3. The Bombay Duck's Song: This is a parody of a song which I wrote. Okay, I wrote it for Simon, but it's still mine, not his.
This parody of it was not seen as anything in particular, other than an easy way to get another poem in, and to fill a couple of pages.
Chapter X - Alice's Assessment:
1. The Judge: Jude, who also comes to the Pantomime with us if she's around at New Year.
2. "Will you be plaintiff?" "I shall be the plainest tiff you have ever seen.": The book was typeset using the MS Word for Windows package, and all the illustrations had to be stored on computer in a format the package could read. The format I used, by a happy coincidence, was the Tagged Image File Format, or TIFF. And the White Rabbit was pretty plain.
3. "Shall I tell your mother that you'll be late home for dinner?": Once upon a time, a group of us had gone to spend a day at the sea-side; it rained. We had taken refuge in a snooker hall, of all places, and were each trying to miss more balls than anybody else, when a short man approached Cristina and tried to chat her up. For a while she ignored him, but then he came out with the curious line: "Shall I tell your mother that you'll be late home for dinner?" before walking off.
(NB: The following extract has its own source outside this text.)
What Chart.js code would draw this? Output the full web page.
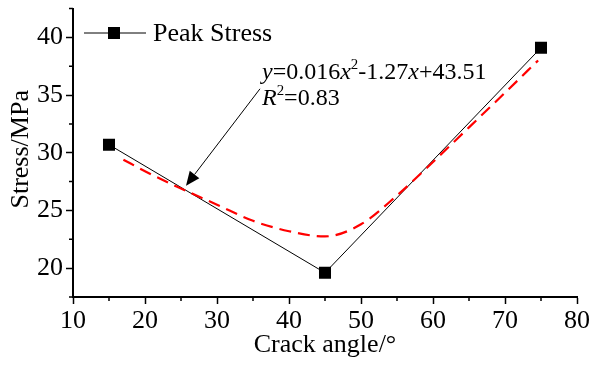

To this day, we have no idea what he could have meant. Suggestions on a postcard, please . . .
Chapter XI - Watch:
1. "Watch behind your back!": When Cristina (who you will remember is Italian) first went to a pantomime she was not entirely sure what should be shouted when. She knew one of the things that one had to shout was something to do with looking behind you, and came up with the phrase: "Watch behind your back," which she shouted at every opportunity. Needless to say, we all adopted this. It really annoys the actors.
Chapter XII - Old Acquaintances:
1. The closing-poem acrostic: This took ages to write, and isn't very good. But it's even worse in the printed version.
I apologise for all the typos and grammatical errors throughout the text - that's what comes of not using a proper editor and proof-reader. I apologise for the bad jokes and terrible puns. Basically, I just apologise.